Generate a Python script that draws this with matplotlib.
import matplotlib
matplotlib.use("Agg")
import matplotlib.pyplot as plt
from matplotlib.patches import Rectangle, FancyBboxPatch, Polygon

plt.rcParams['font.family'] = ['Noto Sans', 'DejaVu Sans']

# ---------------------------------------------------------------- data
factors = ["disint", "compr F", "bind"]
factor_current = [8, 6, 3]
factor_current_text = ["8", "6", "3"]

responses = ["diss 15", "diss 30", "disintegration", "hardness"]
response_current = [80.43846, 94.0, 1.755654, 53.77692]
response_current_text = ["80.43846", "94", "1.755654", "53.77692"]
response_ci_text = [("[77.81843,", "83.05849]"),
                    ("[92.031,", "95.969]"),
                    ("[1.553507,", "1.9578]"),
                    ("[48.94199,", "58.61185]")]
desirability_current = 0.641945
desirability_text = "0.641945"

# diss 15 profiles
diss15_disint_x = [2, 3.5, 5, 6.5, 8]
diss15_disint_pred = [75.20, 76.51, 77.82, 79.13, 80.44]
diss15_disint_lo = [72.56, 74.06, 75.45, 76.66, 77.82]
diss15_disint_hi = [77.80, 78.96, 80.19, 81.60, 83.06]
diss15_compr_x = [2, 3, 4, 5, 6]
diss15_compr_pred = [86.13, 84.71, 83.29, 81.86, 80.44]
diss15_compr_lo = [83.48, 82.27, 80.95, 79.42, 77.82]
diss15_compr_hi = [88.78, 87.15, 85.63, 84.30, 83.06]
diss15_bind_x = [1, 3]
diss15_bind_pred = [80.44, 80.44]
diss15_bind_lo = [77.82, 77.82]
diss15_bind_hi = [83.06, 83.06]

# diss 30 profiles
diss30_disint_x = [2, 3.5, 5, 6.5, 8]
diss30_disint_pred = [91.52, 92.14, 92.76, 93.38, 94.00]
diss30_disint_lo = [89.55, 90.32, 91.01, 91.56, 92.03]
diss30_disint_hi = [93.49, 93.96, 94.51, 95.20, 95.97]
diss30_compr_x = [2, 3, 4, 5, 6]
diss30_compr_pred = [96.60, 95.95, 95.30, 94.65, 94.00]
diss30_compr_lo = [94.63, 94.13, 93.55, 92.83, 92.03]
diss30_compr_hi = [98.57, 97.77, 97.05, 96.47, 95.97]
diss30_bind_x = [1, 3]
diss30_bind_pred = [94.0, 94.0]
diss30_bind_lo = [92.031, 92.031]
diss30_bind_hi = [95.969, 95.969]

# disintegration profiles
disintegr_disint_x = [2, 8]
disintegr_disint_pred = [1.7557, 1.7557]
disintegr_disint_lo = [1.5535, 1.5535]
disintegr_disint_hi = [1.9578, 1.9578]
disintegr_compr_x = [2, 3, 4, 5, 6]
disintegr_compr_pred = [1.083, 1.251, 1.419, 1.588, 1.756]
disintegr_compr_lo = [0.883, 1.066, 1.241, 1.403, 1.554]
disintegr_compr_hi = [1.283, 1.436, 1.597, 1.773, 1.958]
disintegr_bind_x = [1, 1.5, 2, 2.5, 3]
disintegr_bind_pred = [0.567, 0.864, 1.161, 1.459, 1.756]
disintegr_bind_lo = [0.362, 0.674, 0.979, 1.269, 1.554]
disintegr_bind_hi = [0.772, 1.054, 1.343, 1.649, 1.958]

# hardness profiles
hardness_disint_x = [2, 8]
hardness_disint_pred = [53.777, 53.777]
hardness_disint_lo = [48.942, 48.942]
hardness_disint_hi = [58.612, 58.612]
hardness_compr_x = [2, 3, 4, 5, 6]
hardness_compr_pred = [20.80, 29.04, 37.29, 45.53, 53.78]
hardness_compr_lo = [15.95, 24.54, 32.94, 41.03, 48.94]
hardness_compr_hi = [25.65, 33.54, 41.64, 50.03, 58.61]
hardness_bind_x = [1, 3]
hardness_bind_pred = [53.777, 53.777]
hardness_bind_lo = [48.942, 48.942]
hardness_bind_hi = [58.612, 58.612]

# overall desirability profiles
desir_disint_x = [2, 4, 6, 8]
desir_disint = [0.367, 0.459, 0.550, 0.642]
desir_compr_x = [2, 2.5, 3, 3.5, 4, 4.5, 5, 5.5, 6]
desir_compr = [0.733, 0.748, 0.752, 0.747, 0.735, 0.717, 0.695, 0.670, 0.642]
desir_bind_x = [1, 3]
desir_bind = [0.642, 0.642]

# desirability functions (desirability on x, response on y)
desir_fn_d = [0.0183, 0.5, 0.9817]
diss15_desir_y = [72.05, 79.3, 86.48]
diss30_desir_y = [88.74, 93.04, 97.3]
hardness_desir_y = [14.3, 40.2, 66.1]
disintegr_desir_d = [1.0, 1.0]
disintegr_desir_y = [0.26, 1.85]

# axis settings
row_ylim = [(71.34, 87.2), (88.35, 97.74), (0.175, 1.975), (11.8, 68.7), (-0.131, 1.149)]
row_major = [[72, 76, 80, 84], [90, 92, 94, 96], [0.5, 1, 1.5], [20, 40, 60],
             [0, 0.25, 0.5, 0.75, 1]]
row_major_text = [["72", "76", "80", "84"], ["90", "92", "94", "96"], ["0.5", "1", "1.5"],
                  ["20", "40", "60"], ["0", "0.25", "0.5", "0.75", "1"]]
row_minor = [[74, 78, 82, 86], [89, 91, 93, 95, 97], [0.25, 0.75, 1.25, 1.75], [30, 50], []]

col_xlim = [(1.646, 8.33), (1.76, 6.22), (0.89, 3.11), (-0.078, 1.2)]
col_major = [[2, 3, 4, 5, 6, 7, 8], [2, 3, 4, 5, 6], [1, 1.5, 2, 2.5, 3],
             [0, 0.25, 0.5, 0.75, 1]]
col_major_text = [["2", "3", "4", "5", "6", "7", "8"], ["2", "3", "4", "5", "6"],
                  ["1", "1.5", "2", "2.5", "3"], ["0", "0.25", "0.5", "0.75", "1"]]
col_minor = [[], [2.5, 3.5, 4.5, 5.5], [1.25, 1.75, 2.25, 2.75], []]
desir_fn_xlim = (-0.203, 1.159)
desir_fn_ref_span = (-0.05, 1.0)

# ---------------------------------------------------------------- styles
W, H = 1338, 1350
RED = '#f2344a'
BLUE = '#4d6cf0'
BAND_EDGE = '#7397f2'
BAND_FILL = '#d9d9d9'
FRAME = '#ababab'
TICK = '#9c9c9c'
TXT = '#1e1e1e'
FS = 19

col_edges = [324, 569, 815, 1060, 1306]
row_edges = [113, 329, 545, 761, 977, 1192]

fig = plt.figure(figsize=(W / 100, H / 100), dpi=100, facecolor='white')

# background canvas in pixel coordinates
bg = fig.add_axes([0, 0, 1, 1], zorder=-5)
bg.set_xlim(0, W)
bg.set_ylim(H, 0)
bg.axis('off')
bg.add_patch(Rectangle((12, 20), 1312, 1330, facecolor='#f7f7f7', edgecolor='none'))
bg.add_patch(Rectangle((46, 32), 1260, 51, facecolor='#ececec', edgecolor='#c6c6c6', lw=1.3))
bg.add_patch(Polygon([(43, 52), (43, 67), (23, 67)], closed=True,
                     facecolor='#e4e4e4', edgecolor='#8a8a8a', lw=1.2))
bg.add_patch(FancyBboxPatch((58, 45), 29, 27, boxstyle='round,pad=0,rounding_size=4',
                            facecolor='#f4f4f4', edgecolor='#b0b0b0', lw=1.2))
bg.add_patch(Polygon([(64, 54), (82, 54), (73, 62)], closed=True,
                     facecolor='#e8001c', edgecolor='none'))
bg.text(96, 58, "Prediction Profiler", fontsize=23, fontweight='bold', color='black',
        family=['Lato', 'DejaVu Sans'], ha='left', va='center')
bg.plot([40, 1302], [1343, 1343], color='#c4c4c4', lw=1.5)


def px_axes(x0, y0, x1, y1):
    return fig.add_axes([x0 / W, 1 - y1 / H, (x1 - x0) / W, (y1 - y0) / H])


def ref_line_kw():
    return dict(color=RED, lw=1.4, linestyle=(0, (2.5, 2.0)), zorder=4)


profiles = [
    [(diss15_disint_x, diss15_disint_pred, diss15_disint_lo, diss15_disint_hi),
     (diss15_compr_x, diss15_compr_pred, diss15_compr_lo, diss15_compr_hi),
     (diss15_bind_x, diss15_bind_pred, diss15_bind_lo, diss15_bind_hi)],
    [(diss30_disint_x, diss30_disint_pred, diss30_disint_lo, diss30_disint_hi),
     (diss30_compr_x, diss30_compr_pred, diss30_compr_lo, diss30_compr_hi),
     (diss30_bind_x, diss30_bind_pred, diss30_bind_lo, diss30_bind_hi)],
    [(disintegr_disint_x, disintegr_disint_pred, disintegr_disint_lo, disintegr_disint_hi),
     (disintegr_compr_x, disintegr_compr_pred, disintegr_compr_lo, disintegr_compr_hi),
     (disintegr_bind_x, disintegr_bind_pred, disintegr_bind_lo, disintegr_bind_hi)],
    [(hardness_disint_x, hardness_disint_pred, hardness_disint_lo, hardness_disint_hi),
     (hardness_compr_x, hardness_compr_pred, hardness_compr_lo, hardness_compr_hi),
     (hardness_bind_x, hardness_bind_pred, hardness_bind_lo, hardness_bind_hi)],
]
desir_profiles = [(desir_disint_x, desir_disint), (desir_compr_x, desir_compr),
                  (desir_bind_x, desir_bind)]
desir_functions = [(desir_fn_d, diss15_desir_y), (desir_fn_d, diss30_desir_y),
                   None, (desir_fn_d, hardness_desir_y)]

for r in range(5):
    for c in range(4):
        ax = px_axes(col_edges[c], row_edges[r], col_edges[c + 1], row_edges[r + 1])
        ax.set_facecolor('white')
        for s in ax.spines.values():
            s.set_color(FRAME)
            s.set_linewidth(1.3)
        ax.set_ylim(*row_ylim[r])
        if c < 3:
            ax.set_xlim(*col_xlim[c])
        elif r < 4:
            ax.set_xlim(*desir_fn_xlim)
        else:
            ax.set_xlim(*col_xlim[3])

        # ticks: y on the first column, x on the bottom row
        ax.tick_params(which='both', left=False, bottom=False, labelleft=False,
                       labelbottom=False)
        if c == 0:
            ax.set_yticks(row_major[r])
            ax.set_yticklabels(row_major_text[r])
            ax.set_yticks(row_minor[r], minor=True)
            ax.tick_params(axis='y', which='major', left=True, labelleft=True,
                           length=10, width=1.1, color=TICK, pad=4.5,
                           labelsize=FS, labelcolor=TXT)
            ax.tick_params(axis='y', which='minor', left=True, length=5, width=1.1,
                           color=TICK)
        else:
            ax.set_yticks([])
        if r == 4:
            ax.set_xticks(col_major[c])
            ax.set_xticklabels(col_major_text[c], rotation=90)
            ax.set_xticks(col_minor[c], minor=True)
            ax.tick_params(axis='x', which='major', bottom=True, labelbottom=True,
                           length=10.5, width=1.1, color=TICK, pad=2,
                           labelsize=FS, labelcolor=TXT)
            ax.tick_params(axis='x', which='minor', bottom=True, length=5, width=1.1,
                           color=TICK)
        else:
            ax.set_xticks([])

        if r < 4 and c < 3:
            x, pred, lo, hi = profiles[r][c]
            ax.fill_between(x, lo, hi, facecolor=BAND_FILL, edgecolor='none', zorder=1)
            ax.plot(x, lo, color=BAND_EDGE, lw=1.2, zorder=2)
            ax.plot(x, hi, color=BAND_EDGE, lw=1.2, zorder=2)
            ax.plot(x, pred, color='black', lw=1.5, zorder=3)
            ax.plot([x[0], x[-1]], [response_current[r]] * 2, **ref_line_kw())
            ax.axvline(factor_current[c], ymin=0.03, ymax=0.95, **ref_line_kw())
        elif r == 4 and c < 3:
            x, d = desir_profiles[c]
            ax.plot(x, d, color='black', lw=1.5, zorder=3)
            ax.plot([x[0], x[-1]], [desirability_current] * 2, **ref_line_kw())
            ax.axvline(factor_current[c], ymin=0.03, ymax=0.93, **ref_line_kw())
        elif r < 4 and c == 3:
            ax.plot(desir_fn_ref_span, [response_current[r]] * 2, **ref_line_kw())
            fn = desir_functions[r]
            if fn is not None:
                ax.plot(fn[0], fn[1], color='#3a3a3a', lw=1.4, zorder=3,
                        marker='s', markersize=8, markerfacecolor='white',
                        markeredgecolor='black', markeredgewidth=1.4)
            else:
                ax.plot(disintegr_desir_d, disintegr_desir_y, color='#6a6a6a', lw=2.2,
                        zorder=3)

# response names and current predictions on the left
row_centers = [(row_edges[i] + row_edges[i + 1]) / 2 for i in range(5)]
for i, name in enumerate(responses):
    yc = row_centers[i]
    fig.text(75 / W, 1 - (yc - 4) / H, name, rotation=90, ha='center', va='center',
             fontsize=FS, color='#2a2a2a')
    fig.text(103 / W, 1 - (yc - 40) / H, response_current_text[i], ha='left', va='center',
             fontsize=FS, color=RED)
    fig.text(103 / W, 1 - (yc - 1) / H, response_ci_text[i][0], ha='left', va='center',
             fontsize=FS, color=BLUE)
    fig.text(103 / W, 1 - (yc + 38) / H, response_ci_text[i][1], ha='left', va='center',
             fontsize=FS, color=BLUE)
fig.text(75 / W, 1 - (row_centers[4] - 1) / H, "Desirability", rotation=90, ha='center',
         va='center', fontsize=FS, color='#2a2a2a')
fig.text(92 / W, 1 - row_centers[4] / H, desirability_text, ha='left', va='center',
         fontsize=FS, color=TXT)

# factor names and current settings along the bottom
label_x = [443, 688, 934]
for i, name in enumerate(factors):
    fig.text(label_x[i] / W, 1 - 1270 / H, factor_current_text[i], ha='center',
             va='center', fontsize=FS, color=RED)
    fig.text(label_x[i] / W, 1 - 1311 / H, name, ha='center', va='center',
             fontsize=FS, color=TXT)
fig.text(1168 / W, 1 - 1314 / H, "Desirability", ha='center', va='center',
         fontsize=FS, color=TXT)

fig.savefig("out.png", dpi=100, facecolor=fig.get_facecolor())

Your objective:
Exactly as written, please reproduce the lines from the first line of the data to the line containing "plt.rcParams['font.family'] = ['Noto", inclusive, and nothing else.

Response for this exercise:
Generate a Python script that draws this with matplotlib.
import matplotlib
matplotlib.use("Agg")
import matplotlib.pyplot as plt
from matplotlib.patches import Rectangle, FancyBboxPatch, Polygon

plt.rcParams['font.family'] = ['Noto Sans', 'DejaVu Sans']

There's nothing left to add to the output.